The appeal to the Government is not as much a doctrinaire desire to privatise anything that moves as a way of cutting public borrowing. It's a fudge, of course. Taxpayers are still saddled with liabilities stretching ahead for 25 years, but the capital cost is not included in the key Public Sector Borrowing Requirement figure. It's road-building on HP, infrastructure on the never-never. The idea, too, is that roads will be built and run more efficiently if the private sector shoulders more of the risk.

The record of privately financed infrastructure projects is patchy. Overshadowing all else is the dismal financial performance of the Channel tunnel - horrendously over budget and still yet to see its first fare-paying passenger. Construction work was supposed to begin last year on the pioneering Birmingham Northern Relief Road, a toll motorway to be built and owned by Trafalgar House: it remains bogged down in a public inquiry without an inch of tarmac laid.

The Dartford Bridge, again a Trafalgar House project, is one of the few success stories so far, with its debts likely to be paid off ahead of schedule. It's still much too early to judge the second Severn Bridge or the Skye Bridge.

There is plenty of scepticism about Design, Build, Finance and Operate projects - DBFOs, as they are known among the hard-hat fraternity. The risks are considerable: estimating traffic flows two decades hence; having to forgo any revenues at all during the years of building; running the risk of competition from parallel roads, rail and airways. Then there is the question of what a Labour government might do. Another worry is that there are too few projects on offer. Bankers like 'deal flow'. They want enough prospective business to make it worth allocating resources to DBFOs.

But in spite of the doubts, the construction industry is queueing up to take a look. When I spoke last week to Neville Simms, chief executive of Tarmac, he was plainly excited by the prospect and was busy trying to put together a suitable consortium. He believes the City can be persuaded to stump up the necessary investment. The Pru, Bank of America and Kleinwort Benson each took 17 per cent of the equity of the Dartford Crossing company. Certainly there is more private sector interest in roads than in the Government's more pressing privatisation priority, railways.

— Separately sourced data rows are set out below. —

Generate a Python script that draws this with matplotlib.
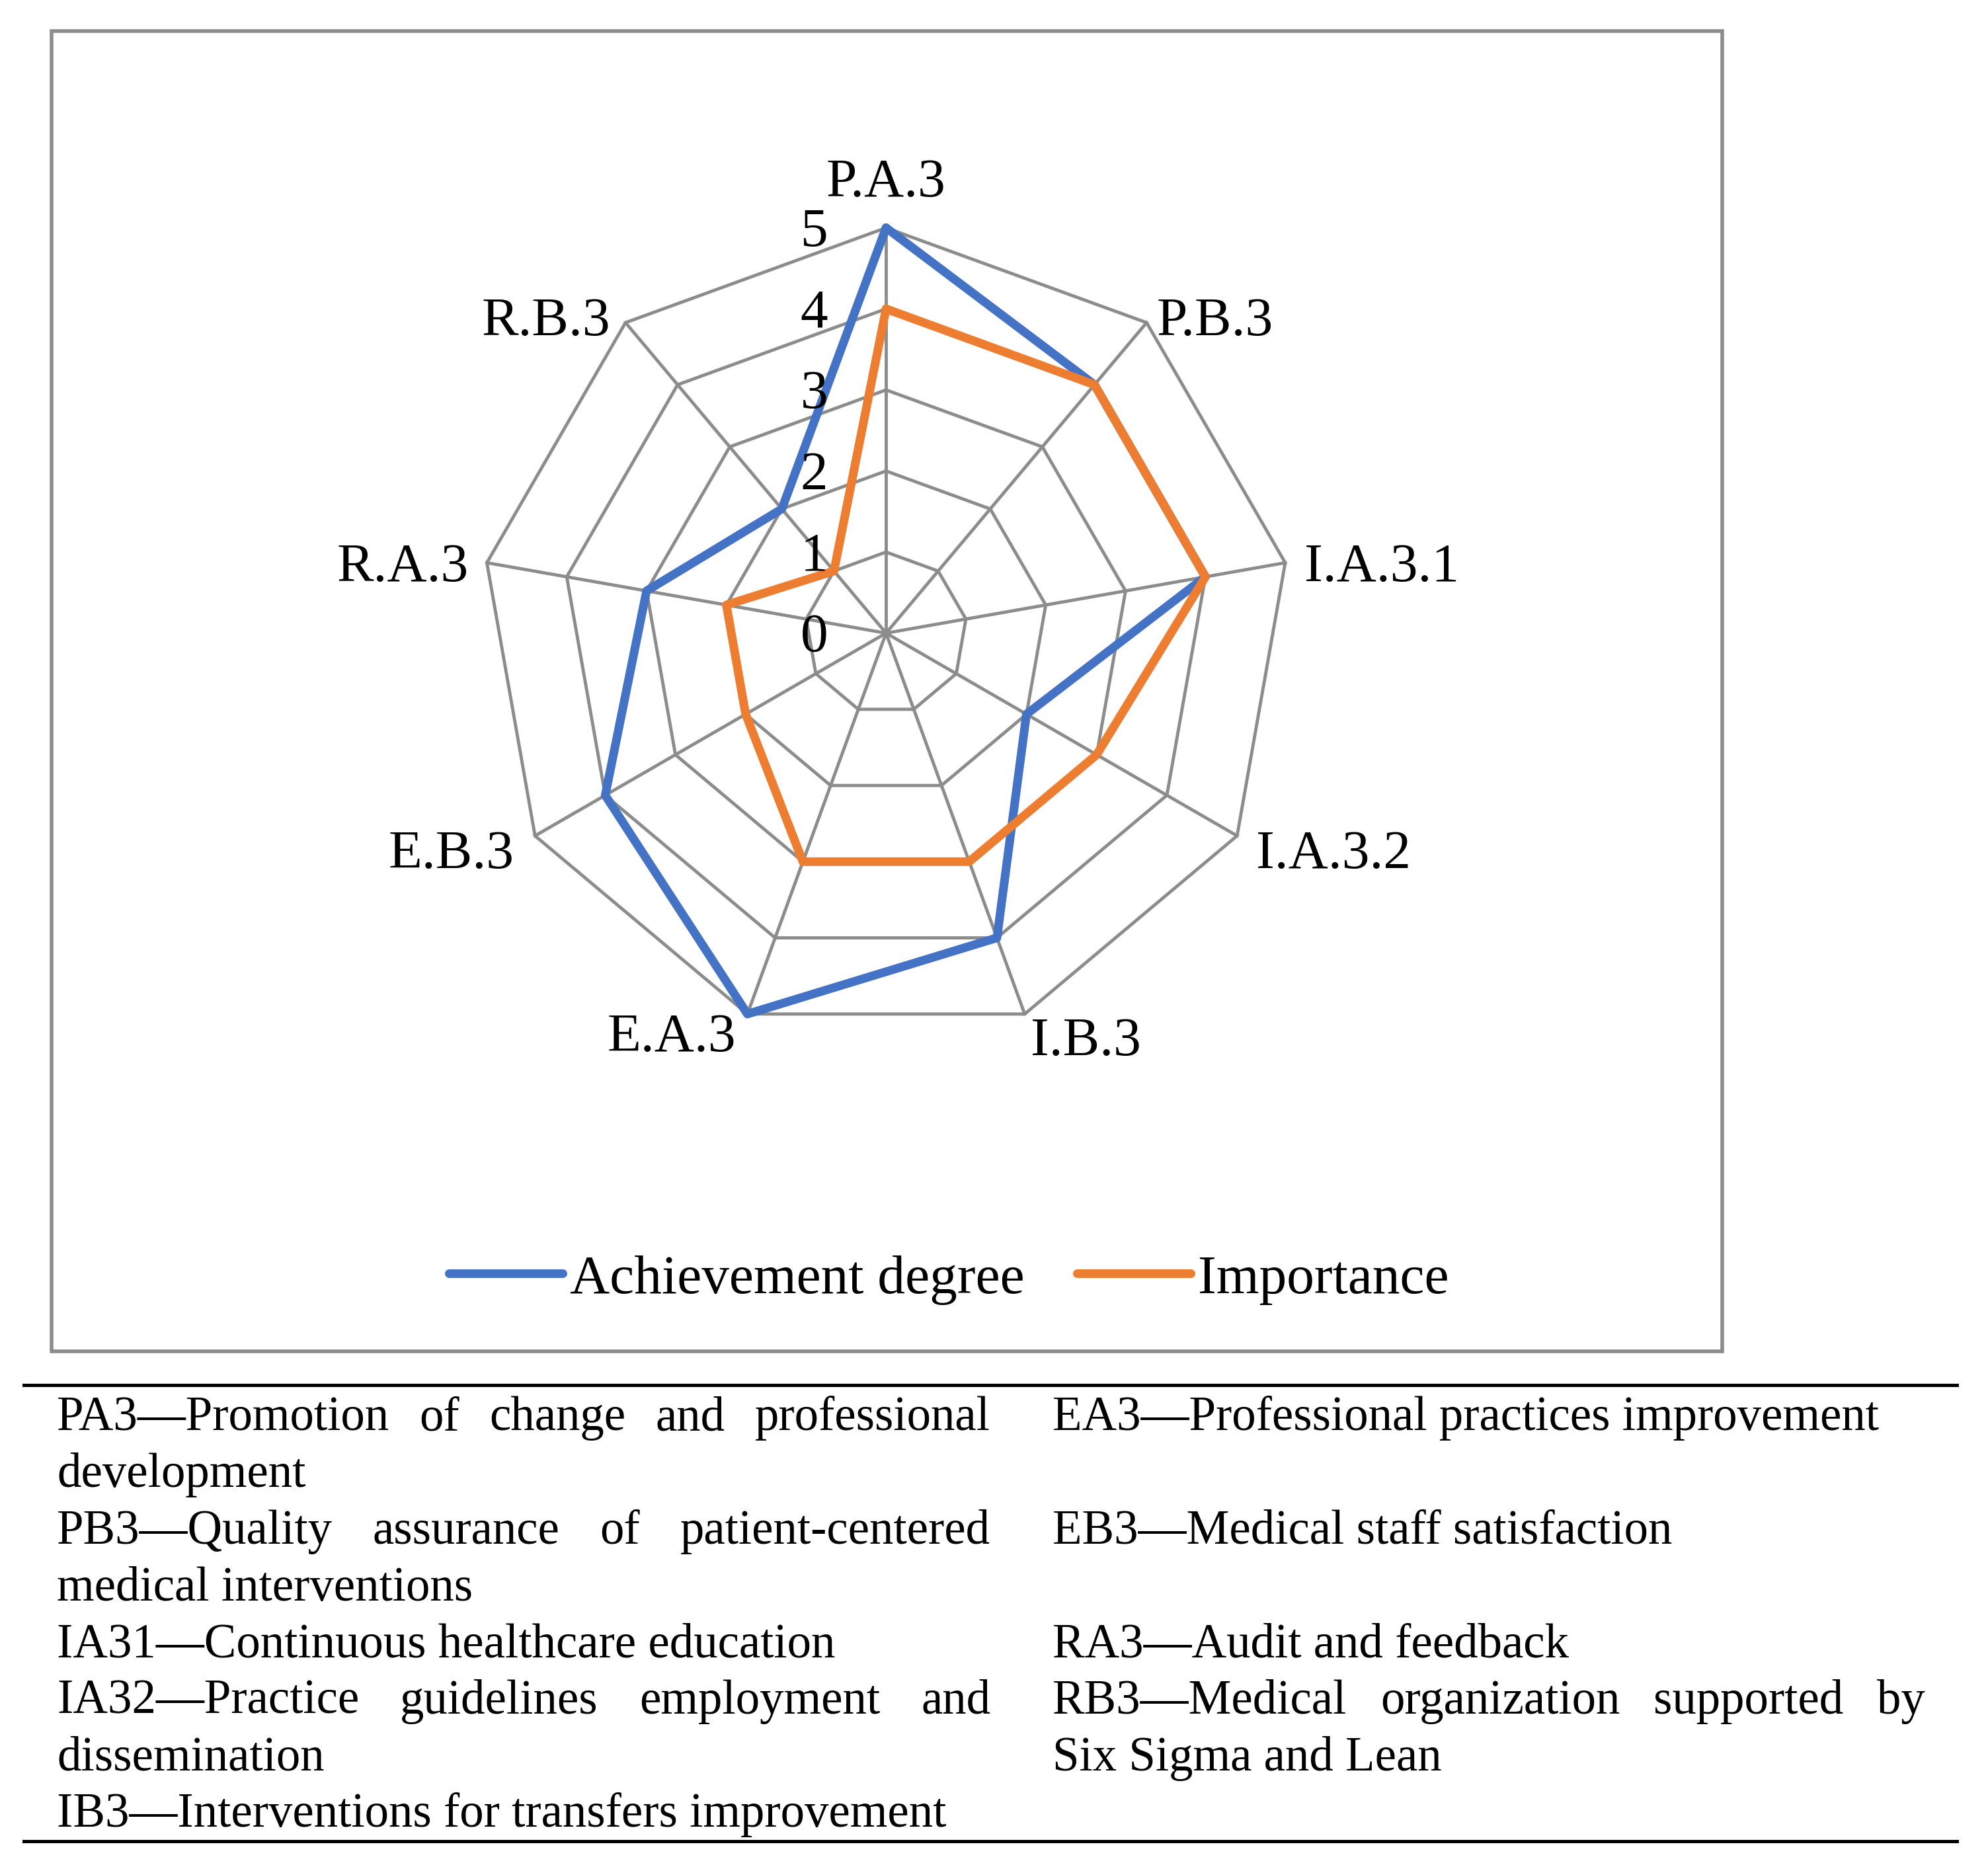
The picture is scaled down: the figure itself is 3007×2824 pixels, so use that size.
import matplotlib
matplotlib.use('Agg')
import matplotlib.pyplot as plt
import numpy as np
from matplotlib.lines import Line2D
from matplotlib.patches import Rectangle

# ---------------- data ----------------
categories = ["P.A.3", "P.B.3", "I.A.3.1", "I.A.3.2", "I.B.3",
              "E.A.3", "E.B.3", "R.A.3", "R.B.3"]
achievement = [5, 4, 4, 2, 4, 5, 4, 3, 2]
importance = [4, 4, 4, 3, 3, 3, 2, 2, 1]
series_names = ["Achievement degree", "Importance"]
r_ticks = [0, 1, 2, 3, 4, 5]

# table rows: (text, justified)
table_left = [
    ("PA3\u2014Promotion of change and professional", True),
    ("development", False),
    ("PB3\u2014Quality assurance of patient-centered", True),
    ("medical interventions", False),
    ("IA31\u2014Continuous healthcare education", False),
    ("IA32\u2014Practice guidelines employment and", True),
    ("dissemination", False),
    ("IB3\u2014Interventions for transfers improvement", False),
]
table_right = [
    ("EA3\u2014Professional practices improvement", False),
    ("", False),
    ("EB3\u2014Medical staff satisfaction", False),
    ("", False),
    ("RA3\u2014Audit and feedback", False),
    ("RB3\u2014Medical organization supported by", True),
    ("Six Sigma and Lean", False),
    ("", False),
]

# ---------------- style ----------------
W, H = 3007, 2824
BLUE = "#4472C4"
ORANGE = "#ED7D31"
GRID = "#8C8C8C"
FONT = "Liberation Serif"

def fx(px):
    return px / W

def fy(py):
    return 1 - py / H

fig = plt.figure(figsize=(30.075, 28.245), dpi=100)
fig.patch.set_facecolor("white")

# chart frame
fig.add_artist(Rectangle((fx(78), fy(2044)), fx(2605) - fx(78), (2044 - 47) / H,
                         transform=fig.transFigure, fill=False, ec=GRID, lw=4))

# radar axes
cx, cy, R = 1340, 958, 613
ax = fig.add_axes([fx(cx - R), fy(cy + R), 2 * R / W, 2 * R / H], projection="polar")
ax.set_theta_zero_location("N")
ax.set_theta_direction(-1)
ax.set_ylim(0, 5)
ax.grid(False)
ax.set_xticks([])
ax.set_yticks([])
ax.spines["polar"].set_visible(False)
ax.patch.set_alpha(0)

N = len(categories)
angles = np.linspace(0, 2 * np.pi, N, endpoint=False)
closed_angles = np.append(angles, angles[0])

for r in r_ticks[1:]:
    ax.plot(closed_angles, [r] * (N + 1), color=GRID, lw=3.5, zorder=1, clip_on=False)
for a in angles:
    ax.plot([a, a], [0, r_ticks[-1]], color=GRID, lw=3.5, zorder=1, clip_on=False)

l1, = ax.plot(closed_angles, achievement + achievement[:1], color=BLUE, lw=9.4,
              solid_joinstyle="round", solid_capstyle="round", zorder=3, clip_on=False)
l2, = ax.plot(closed_angles, importance + importance[:1], color=ORANGE, lw=9.4,
              solid_joinstyle="round", solid_capstyle="round", zorder=4, clip_on=False)

# category labels (offsets in pixels from the outer vertex)
label_layout = [
    ((0, 48), "center"),
    ((15, -18), "left"),
    ((29, -27), "left"),
    ((29, -48), "left"),
    ((9, -62), "left"),
    ((-17, -56), "right"),
    ((-32, -48), "right"),
    ((-28, -27), "right"),
    ((-23, -18), "right"),
]
for cat, a, (off, ha) in zip(categories, angles, label_layout):
    ax.annotate(cat, xy=(a, r_ticks[-1]), xytext=off, textcoords="offset pixels",
                ha=ha, va="baseline", fontsize=60, fontfamily=FONT,
                annotation_clip=False, zorder=5)

# radial tick labels
for t in r_ticks:
    ax.annotate(str(t), xy=(0, t), xytext=(-88, -27), textcoords="offset pixels",
                ha="right", va="baseline", fontsize=60, fontfamily=FONT,
                annotation_clip=False, zorder=5)

# legend
fig.legend(handles=[l1, l2], labels=series_names, loc="center",
           bbox_to_anchor=(fx(1435), fy(1935)), ncol=2, frameon=False,
           prop={"family": FONT, "size": 60}, handlelength=2.06,
           handletextpad=0.13, columnspacing=0.96)

# table rules
for yy in (2095, 2785):
    fig.add_artist(Line2D([fx(36), fx(2960)], [fy(yy), fy(yy)], color="black",
                          lw=3.6, transform=fig.transFigure))

# table text
renderer = fig.canvas.get_renderer()
tprops = dict(fontsize=52.5, fontfamily=FONT, ha="left", va="baseline", color="black")

def put_line(text, x0, x1, y, justify):
    if not text:
        return
    if not justify:
        fig.text(fx(x0), fy(y), text, **tprops)
        return
    words = text.split(" ")
    objs = [fig.text(fx(x0), fy(y), w, **tprops) for w in words]
    widths = [o.get_window_extent(renderer).width for o in objs]
    gap = (x1 - x0 - sum(widths)) / (len(words) - 1)
    x = x0
    for o, w in zip(objs, widths):
        o.set_x(fx(x))
        x += w + gap

row_y0, row_dy = 2163, 85.7
for i, ((lt, lj), (rt, rj)) in enumerate(zip(table_left, table_right)):
    y = row_y0 + i * row_dy
    put_line(lt, 86, 1498, y, lj)
    put_line(rt, 1592, 2911, y, rj)

fig.savefig("out.png", dpi=100)
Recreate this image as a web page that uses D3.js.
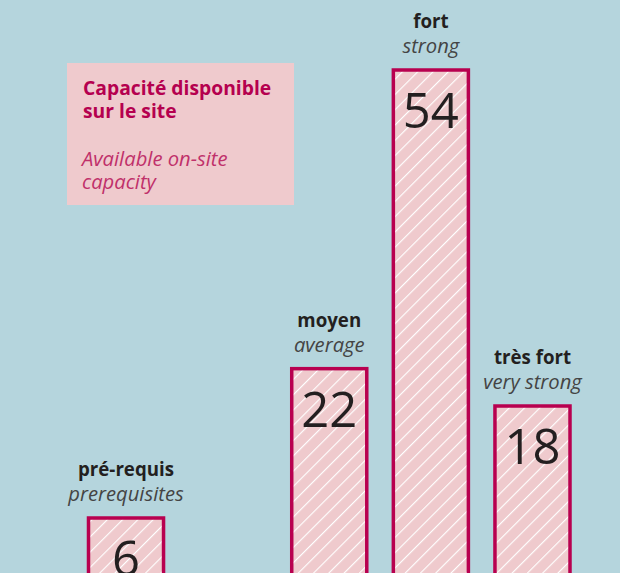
<!DOCTYPE html>
<html>
<head>
<meta charset="utf-8">
<script src="https://cdn.jsdelivr.net/npm/d3@7"></script>
<style>
  html, body { margin: 0; padding: 0; background: #b5d5dd; }
  svg { display: block; }
</style>
</head>
<body>
<div id="chart"></div>
<script>
// categories (an empty slot sits between the first and second bar)
var slots = ['pre', 'gap', 'moyen', 'fort', 'tresfort'];
var categories = ['pre', 'moyen', 'fort', 'tresfort'];
var labelsFr = ['pré-requis', 'moyen', 'fort', 'très fort'];
var labelsEn = ['prerequisites', 'average', 'strong', 'very strong'];
var values = [6, 22, 54, 18];
var legendFr = ['Capacité disponible', 'sur le site'];
var legendEn = ['Available on-site', 'capacity'];

var width = 620;
var height = 573;
var font = '"Open Sans", "Noto Sans", sans-serif';

var svg = d3.select('#chart')
  .append('svg')
  .attr('width', width)
  .attr('height', height);

svg.append('rect')
  .attr('width', width)
  .attr('height', height)
  .attr('fill', '#b5d5dd');

// hatch pattern
var defs = svg.append('defs');
var pat = defs.append('pattern')
  .attr('id', 'hatch')
  .attr('patternUnits', 'userSpaceOnUse')
  .attr('width', 10.8)
  .attr('height', 10.8)
  .attr('patternTransform', 'rotate(45)');
pat.append('rect')
  .attr('width', 10.8)
  .attr('height', 10.8)
  .attr('fill', '#efcacd');
pat.append('line')
  .attr('x1', 0).attr('y1', 0)
  .attr('x2', 0).attr('y2', 10.8)
  .attr('stroke', '#ffffff')
  .attr('stroke-width', 2.3);

var x = d3.scaleBand()
  .domain(slots)
  .range([87, 571.5])
  .paddingInner(0.232)
  .paddingOuter(0);

var y = d3.scaleLinear()
  .domain([0, 54])
  .range([574, 70]);

var bars = svg.append('g').selectAll('g')
  .data(categories)
  .enter()
  .append('g');

bars.append('rect')
  .attr('x', function(d) { return x(d) + 1.5; })
  .attr('y', function(d, i) { return y(values[i]); })
  .attr('width', x.bandwidth() - 3)
  .attr('height', function(d, i) { return y(0) - y(values[i]) + 10; })
  .attr('fill', 'url(#hatch)')
  .attr('stroke', '#b8004f')
  .attr('stroke-width', 3.5);

bars.append('text')
  .attr('x', function(d) { return x(d) + x.bandwidth() / 2; })
  .attr('y', function(d, i) { return y(values[i]) + 58; })
  .attr('text-anchor', 'middle')
  .attr('font-family', font)
  .attr('font-size', 49)
  .attr('font-weight', 500)
  .attr('fill', '#231f20')
  .text(function(d, i) { return values[i]; });

bars.append('text')
  .attr('x', function(d) { return x(d) + x.bandwidth() / 2; })
  .attr('y', function(d, i) { return y(values[i]) - 42; })
  .attr('text-anchor', 'middle')
  .attr('font-family', font)
  .attr('font-size', 18.7)
  .attr('font-weight', 'bold')
  .attr('fill', '#231f20')
  .text(function(d, i) { return labelsFr[i]; });

bars.append('text')
  .attr('x', function(d) { return x(d) + x.bandwidth() / 2; })
  .attr('y', function(d, i) { return y(values[i]) - 17; })
  .attr('text-anchor', 'middle')
  .attr('font-family', font)
  .attr('font-size', 20.2)
  .attr('font-style', 'italic')
  .attr('font-weight', 'normal')
  .attr('fill', '#444444')
  .text(function(d, i) { return labelsEn[i]; });

// legend box
var legend = svg.append('g');
legend.append('rect')
  .attr('x', 67)
  .attr('y', 63)
  .attr('width', 227)
  .attr('height', 142)
  .attr('fill', '#efcacd');

legend.selectAll('text.fr')
  .data(legendFr)
  .enter()
  .append('text')
  .attr('class', 'fr')
  .attr('x', 83)
  .attr('y', function(d, i) { return 94.5 + i * 23; })
  .attr('font-family', font)
  .attr('font-size', 19.3)
  .attr('font-weight', 'bold')
  .attr('fill', '#b5004f')
  .text(function(d) { return d; });

legend.selectAll('text.en')
  .data(legendEn)
  .enter()
  .append('text')
  .attr('class', 'en')
  .attr('x', 82)
  .attr('y', function(d, i) { return 166 + i * 22.5; })
  .attr('font-family', font)
  .attr('font-size', 20.2)
  .attr('font-style', 'italic')
  .attr('font-weight', 'normal')
  .attr('fill', '#c0306a')
  .text(function(d) { return d; });
</script>
</body>
</html>
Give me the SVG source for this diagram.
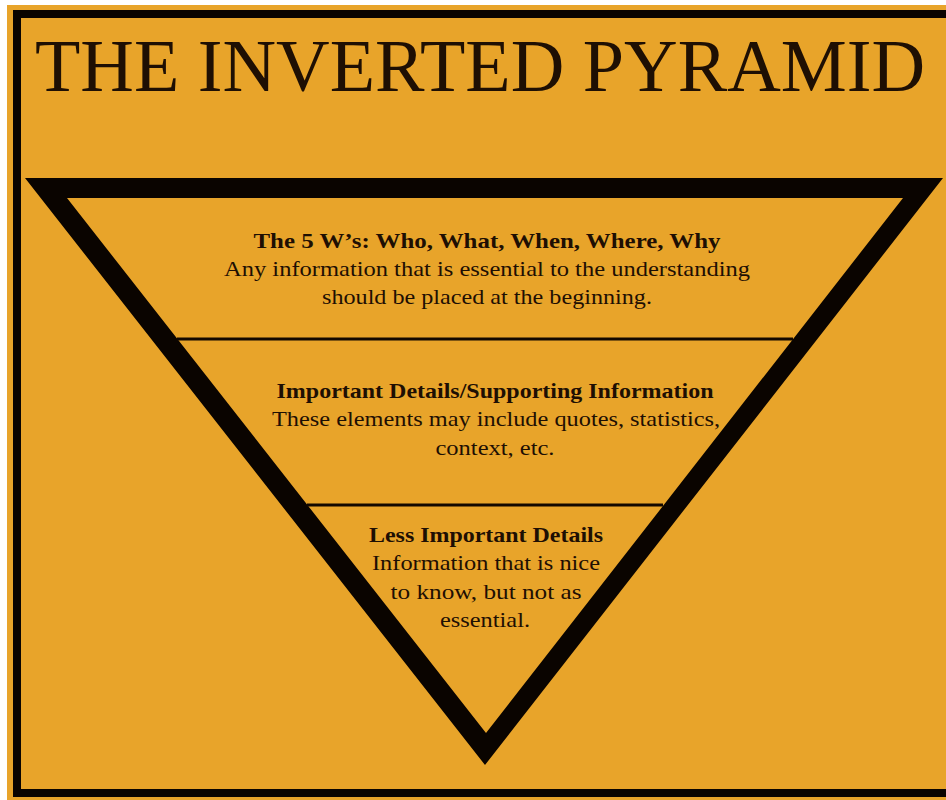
<svg xmlns="http://www.w3.org/2000/svg" width="946" height="800" viewBox="0 0 946 800">
<style>
.t{font-family:"Liberation Serif","Times New Roman",serif;fill:#1e0f03;text-anchor:middle}
.h{font-weight:bold;font-size:21px}
.b{font-size:21px}
.div{stroke:#120800;stroke-width:3}
</style>
<rect x="0" y="0" width="946" height="800" fill="#ffffff"/>
<rect x="7" y="5" width="939" height="795" fill="#E8A42A"/>
<path id="frame" d="M946,14 L17,14 L17,793 L946,793" fill="none" stroke="#0a0400" stroke-width="8"/>
<g id="title">
<text class="t" x="480" y="91" font-size="74" textLength="890" lengthAdjust="spacingAndGlyphs">THE INVERTED PYRAMID</text>
</g>
<g id="pyramid">
<path d="M25,178 L943,178 L485,765 Z M67,198 L486,733 L903,198 Z" fill="#0a0400" fill-rule="evenodd"/>
</g>
<g id="connectors">
<line class="div" x1="177" y1="339" x2="793" y2="339"/>
<line class="div" x1="307" y1="505" x2="663" y2="505"/>
</g>
<g id="tier1">
<text class="t h" x="487" y="248" textLength="467" lengthAdjust="spacingAndGlyphs">The 5 W’s: Who, What, When, Where, Why</text>
<text class="t b" x="487" y="276" textLength="526" lengthAdjust="spacingAndGlyphs">Any information that is essential to the understanding</text>
<text class="t b" x="487" y="304" textLength="330" lengthAdjust="spacingAndGlyphs">should be placed at the beginning.</text>
</g>
<g id="tier2">
<text class="t h" x="495" y="398" textLength="437" lengthAdjust="spacingAndGlyphs">Important Details/Supporting Information</text>
<text class="t b" x="496" y="426" textLength="448" lengthAdjust="spacingAndGlyphs">These elements may include quotes, statistics,</text>
<text class="t b" x="495" y="455" textLength="119" lengthAdjust="spacingAndGlyphs">context, etc.</text>
</g>
<g id="tier3">
<text class="t h" x="486" y="542" textLength="234" lengthAdjust="spacingAndGlyphs">Less Important Details</text>
<text class="t b" x="486" y="570" textLength="228" lengthAdjust="spacingAndGlyphs">Information that is nice</text>
<text class="t b" x="486" y="599" textLength="191" lengthAdjust="spacingAndGlyphs">to know, but not as</text>
<text class="t b" x="485" y="627" textLength="90" lengthAdjust="spacingAndGlyphs">essential.</text>
</g>
</svg>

Once built, roads are cash cows, requiring comparatively little upkeep and yielding a steady, reliable income stream like a utility stock. That the Department of Transport usually underestimates traffic volumes (the notorious M25 effect) only adds to the appeal. Private-sector Spanish road operating companies have made a comfortable living for decades.

Much will depend on the fine print of the tender arrangements, but I suspect that the consortiums that take the plunge on the initial deals will end up doing rather well when the final sums are done in the year 2019. The corollary is that taxpayers may not.